» Supplied entries:
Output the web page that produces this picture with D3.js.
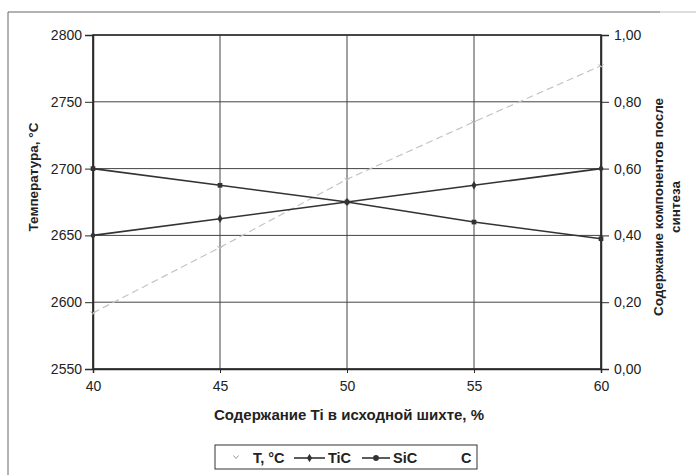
<!DOCTYPE html>
<html><head><meta charset="utf-8">
<script src="https://cdn.jsdelivr.net/npm/d3@7"></script>
<style>body{margin:0;background:#fff}svg{display:block}text{font-family:"Liberation Sans",Arial,sans-serif;fill:#222}</style>
</head><body><svg id="c" width="696" height="475"></svg>
<script>
const tiContent = [40, 45, 50, 55, 60];
const temperature = [2592, 2641, 2692, 2735, 2777];
const tic = [0.40, 0.45, 0.50, 0.55, 0.60];
const sic = [0.60, 0.55, 0.50, 0.44, 0.39];
const leftTicks = [2550, 2600, 2650, 2700, 2750, 2800];
const rightTicks = [0, 0.2, 0.4, 0.6, 0.8, 1.0];
const xTicks = [40, 45, 50, 55, 60];
const legendLabels = ["T, °C", "TiC", "SiC", "C"];

const svg = d3.select("#c");
const L = 93, R = 601, T = 35, B = 369;
const x = d3.scaleLinear().domain([40, 60]).range([L, R]);
const yL = d3.scaleLinear().domain([2550, 2800]).range([B, T]);
const yR = d3.scaleLinear().domain([0, 1]).range([B, T]);
const ink = "#2a2a2a";

// outer frame fragments
svg.append("line").attr("x1", 8).attr("x2", 660).attr("y1", 12).attr("y2", 12).attr("stroke", "#666").attr("stroke-width", 1);
svg.append("line").attr("x1", 660).attr("x2", 696).attr("y1", 12).attr("y2", 12).attr("stroke", "#bbb").attr("stroke-width", 1);
svg.append("line").attr("x1", 8).attr("x2", 8).attr("y1", 12).attr("y2", 475).attr("stroke", "#666").attr("stroke-width", 1);

// gridlines
const g = svg.append("g");
g.selectAll(".hg").data(leftTicks).join("line")
  .attr("x1", L).attr("x2", R).attr("y1", d => yL(d)).attr("y2", d => yL(d))
  .attr("stroke", "#444").attr("stroke-width", 1);
g.selectAll(".vg").data(xTicks).join("line")
  .attr("x1", d => x(d)).attr("x2", d => x(d)).attr("y1", T).attr("y2", B)
  .attr("stroke", "#444").attr("stroke-width", 1);
// border
svg.append("rect").attr("x", L).attr("y", T).attr("width", R - L).attr("height", B - T)
  .attr("fill", "none").attr("stroke", ink).attr("stroke-width", 1.5);

// axes
const fmtL = d3.format("d");
const fmtR = d => d3.format(".2f")(d).replace(".", ",");
const axL = svg.append("g").attr("transform", `translate(${L},0)`)
  .call(d3.axisLeft(yL).tickValues(leftTicks).tickFormat(fmtL).tickSize(8).tickPadding(3));
const axR = svg.append("g").attr("transform", `translate(${R},0)`)
  .call(d3.axisRight(yR).tickValues(rightTicks).tickFormat(fmtR).tickSize(8).tickPadding(5));
const axB = svg.append("g").attr("transform", `translate(0,${B})`)
  .call(d3.axisBottom(x).tickValues(xTicks).tickFormat(fmtL).tickSize(4).tickPadding(8));
[axL, axR, axB].forEach(a => {
  a.select(".domain").attr("stroke", ink).attr("stroke-width", 1.5);
  a.selectAll(".tick line").attr("stroke", ink);
  a.selectAll("text").attr("font-size", 14).attr("fill", "#222")
    .style("font-family", '"Liberation Sans",Arial,sans-serif');
});

// T series (light dashed)
const data = tiContent.map((v, i) => ({x: v, t: temperature[i], tic: tic[i], sic: sic[i]}));
svg.append("path").datum(data)
  .attr("d", d3.line().x(d => x(d.x)).y(d => yL(d.t)))
  .attr("fill", "none").attr("stroke", "#c4c4c4").attr("stroke-width", 1.2).attr("stroke-dasharray", "7,4");
svg.selectAll(".tm").data(data).join("path")
  .attr("transform", d => `translate(${x(d.x)},${yL(d.t)})`)
  .attr("d", "M-2.5,-1.5L0,1.5L2.5,-1.5").attr("fill", "none").attr("stroke", "#bbb");

// TiC and SiC
svg.append("path").datum(data)
  .attr("d", d3.line().x(d => x(d.x)).y(d => yR(d.tic)))
  .attr("fill", "none").attr("stroke", "#333").attr("stroke-width", 1.6);
svg.append("path").datum(data)
  .attr("d", d3.line().x(d => x(d.x)).y(d => yR(d.sic)))
  .attr("fill", "none").attr("stroke", "#333").attr("stroke-width", 1.6);
svg.selectAll(".m1").data(data).join("path")
  .attr("transform", d => `translate(${x(d.x)},${yR(d.tic)})`)
  .attr("d", d3.symbol(d3.symbolDiamond, 22)).attr("fill", "#333");
svg.selectAll(".m2").data(data).join("path")
  .attr("transform", d => `translate(${x(d.x)},${yR(d.sic)})`)
  .attr("d", d3.symbol(d3.symbolSquare, 22)).attr("fill", "#333");

// titles
svg.append("text").attr("transform", `translate(38,177) rotate(-90)`).attr("text-anchor", "middle")
  .attr("font-size", 13.5).attr("font-weight", "bold").text("Температура, °С");
const rt = svg.append("text").attr("transform", `translate(663,207) rotate(-90)`).attr("text-anchor", "middle")
  .attr("font-size", 13.5).attr("font-weight", "bold");
rt.append("tspan").attr("x", 0).attr("dy", 0).text("Содержание компонентов после");
rt.append("tspan").attr("x", 0).attr("dy", 17).text("синтеза");
svg.append("text").attr("x", 349).attr("y", 420).attr("text-anchor", "middle")
  .attr("font-size", 15).attr("font-weight", "bold").text("Содержание Ti в исходной шихте, %");

// legend
const lg = svg.append("g");
lg.append("rect").attr("x", 215).attr("y", 445).attr("width", 262).attr("height", 24)
  .attr("fill", "#fff").attr("stroke", "#333").attr("stroke-width", 1);
lg.append("path").attr("transform", "translate(236,457)").attr("d", "M-2.5,-1.5L0,1.5L2.5,-1.5")
  .attr("fill", "none").attr("stroke", "#999");
lg.append("line").attr("x1", 294).attr("x2", 325).attr("y1", 458).attr("y2", 458).attr("stroke", "#333").attr("stroke-width", 1.6);
lg.append("path").attr("transform", "translate(309.5,458)").attr("d", d3.symbol(d3.symbolDiamond, 22)).attr("fill", "#333");
lg.append("line").attr("x1", 362).attr("x2", 390).attr("y1", 458).attr("y2", 458).attr("stroke", "#333").attr("stroke-width", 1.6);
lg.append("path").attr("transform", "translate(376,458)").attr("d", d3.symbol(d3.symbolCircle, 26)).attr("fill", "#333");
const lx = [253, 328, 393, 461];
lg.selectAll(".lt").data(legendLabels).join("text")
  .attr("x", (d, i) => lx[i]).attr("y", 463).attr("font-size", 14.5).attr("font-weight", "bold").text(d => d);
</script></body></html>
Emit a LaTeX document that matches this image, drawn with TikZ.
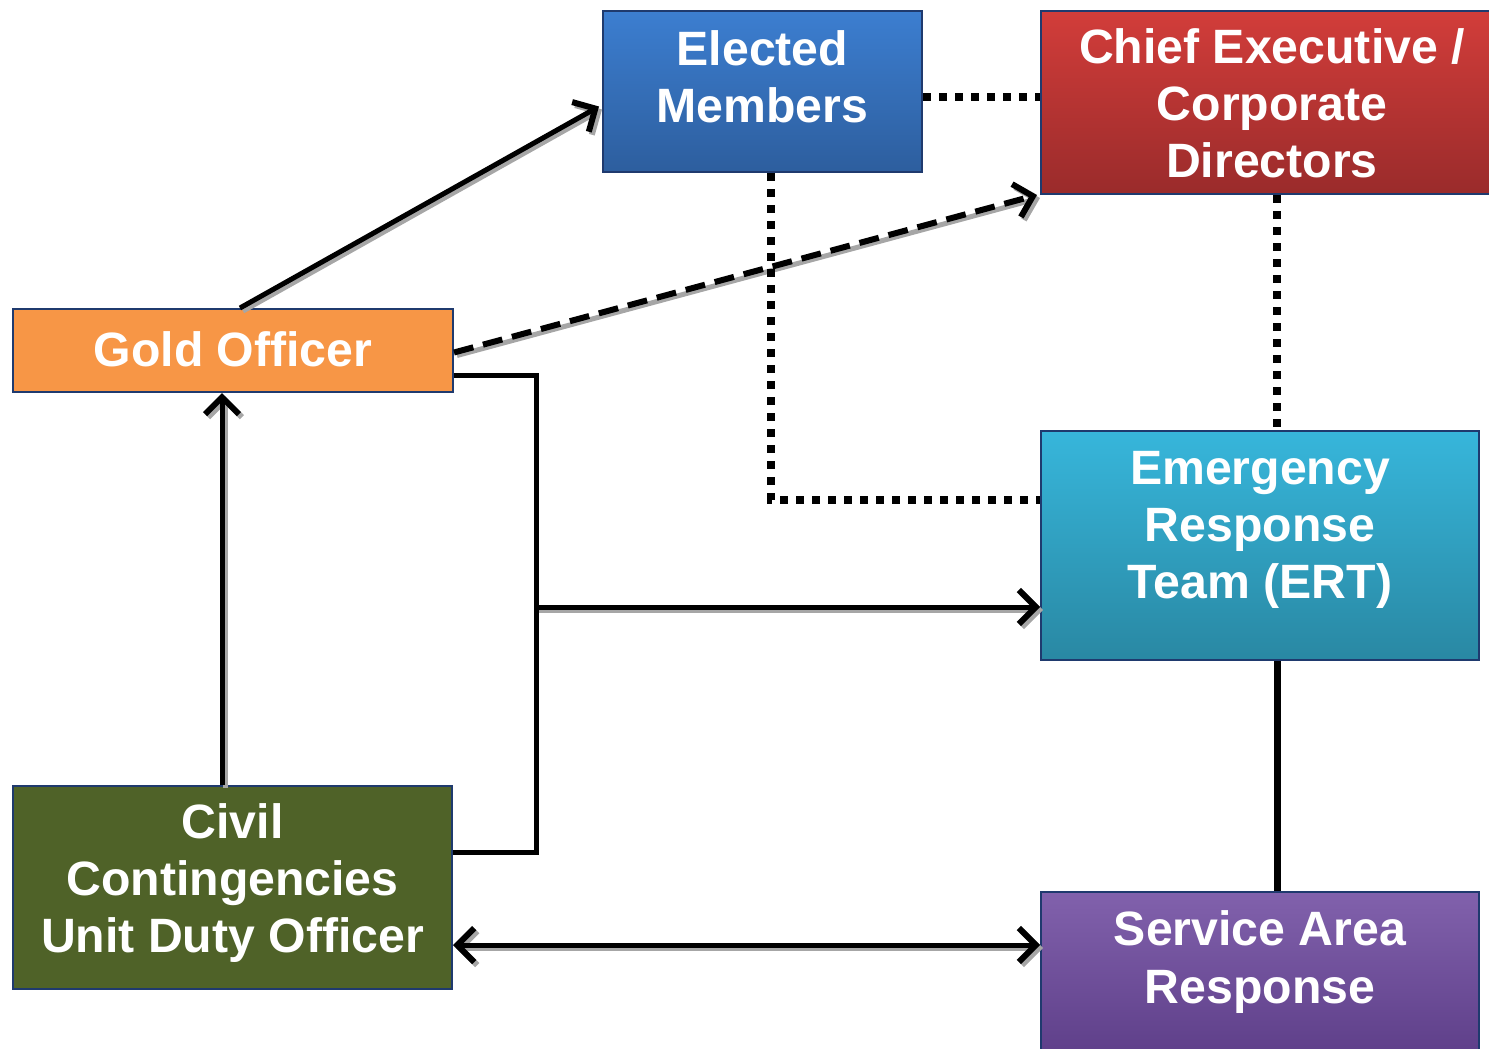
\documentclass[tikz,border=0pt]{standalone}
\usepackage{fontspec}
\setmainfont{Liberation Sans}
\usetikzlibrary{arrows.meta,calc}

\definecolor{boxedge}{HTML}{1F3A6E}
\definecolor{shadowgray}{HTML}{A6A6A6}
\definecolor{bluetop}{HTML}{3C7ED0}
\definecolor{bluebot}{HTML}{2D5E9E}
\definecolor{redtop}{HTML}{D23D3A}
\definecolor{redbot}{HTML}{9A2B2B}
\definecolor{goldfill}{HTML}{F79646}
\definecolor{cyantop}{HTML}{37B6DB}
\definecolor{cyanbot}{HTML}{2988A3}
\definecolor{olivefill}{HTML}{4F6228}
\definecolor{purpletop}{HTML}{8161AC}
\definecolor{purplebot}{HTML}{5B3C86}

\tikzset{
  x=0.5pt, y=-0.5pt,
  box/.style={draw=boxedge, line width=1pt, inner sep=0pt},
  size/.style 2 args={minimum width=#1*0.5pt, minimum height=#2*0.5pt},
  grad/.style 2 args={top color=#1, bottom color=#2},
  lbl/.style={text=white, align=center, inner sep=0pt,
    font=\bfseries\fontsize{24.1}{28.6}\selectfont},
  link/.style={line width=2.5pt, draw=black},
  shadowed/.style={preaction={draw=shadowgray, line width=2.5pt,
    transform canvas={shift={(1.5pt,-1.5pt)}}}},
  barb/.style={Straight Barb[length=8.5pt, width=17pt, line width=3pt]},
  tip/.style={-{Straight Barb[length=8.5pt, width=17pt, line width=3pt]}},
  tips/.style={{Straight Barb[length=8.5pt, width=17pt, line width=3pt]}-{Straight Barb[length=8.5pt, width=17pt, line width=3pt]}},
  dotline/.style={line width=4pt, dash pattern=on 4pt off 4pt, draw=black},
  dashline/.style={line width=3pt, dash pattern=on 10pt off 5pt, draw=black},
}

\begin{document}
\begin{tikzpicture}
\useasboundingbox (0,0) rectangle (1489,1049);

% boxes
\node[box, size={319}{161}, grad={bluetop}{bluebot}] (elected) at (762.5,91.5) {};
\node[box, size={462}{183}, grad={redtop}{redbot}] (chief) at (1272,102.5) {};
\node[box, size={440}{83}, fill=goldfill] (gold) at (233,350.5) {};
\node[box, size={438}{229}, grad={cyantop}{cyanbot}] (ert) at (1260,545.5) {};
\node[box, size={439}{203}, fill=olivefill] (civil) at (232.5,887.5) {};
\node[box, size={438}{178}, grad={purpletop}{purplebot}] (svc) at (1260,981) {};

% labels
\node[lbl] (electedT) at (762.5,77) {Elected\\Members};
\node[lbl] (chiefT) at (1272,103) {Chief Executive /\\Corporate\\Directors};
\node[lbl] (goldT) at (233,349) {Gold Officer};
\node[lbl] (ertT) at (1260,530) {Emergency\\Response\\Team (ERT)};
\node[lbl] (civilT) at (232.5,883) {Civil\\Contingencies\\Unit Duty Officer};
\node[lbl] (svcT) at (1260,962) {Service Area\\Response};

% helper points
\coordinate (trunk) at (536,607);
\coordinate (dropA) at ($(elected.south)+(8.5,0)$);
\coordinate (ertTop) at ($(ert.north)+(17,0)$);
\coordinate (ertBot) at ($(ert.south)+(17,0)$);
\coordinate (riseA) at ($(civil.north)+(-10.5,0)$);

% solid connectors
\draw[link, shadowed, tip] ($(gold.north)+(7,0)$) -- ($(elected.west)+(-3,15)$);
\draw[link, shadowed, tip] (riseA) -- (gold.south -| riseA);
\draw[link] ($(gold.east)+(0,24.5)$) -| (trunk) |- ($(civil.east)+(0,-35.5)$);
\draw[link, shadowed, tip] (trunk) -- (trunk -| ert.west);
\draw[line width=3.5pt] (ertBot) -- (svc.north -| ertBot);
\draw[link, shadowed, tips] ($(civil.east)+(0,57.5)$) -- ($(svc.west)+(0,-36)$);

% dashed and dotted connectors
\draw[dashline, shadowed, tip] ($(gold.east)+(0,2)$) -- ($(chief.south west)+(-3,0)$);
\draw[dotline] ($(elected.east)+(0,5.5)$) -- ($(chief.west)+(0,-5.5)$);
\draw[dotline] (dropA) |- ($(ert.west)+(0,-45.5)$);
\draw[dotline] (chief.south -| ertTop) -- (ertTop);
\end{tikzpicture}
\end{document}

» Task to carry out:
Look through the material above. Copy each line where the word "that" appears.

» Reply to the exercise:
Output the web page that produces this picture with D3.js.
Emit a LaTeX document that matches this image, drawn with TikZ.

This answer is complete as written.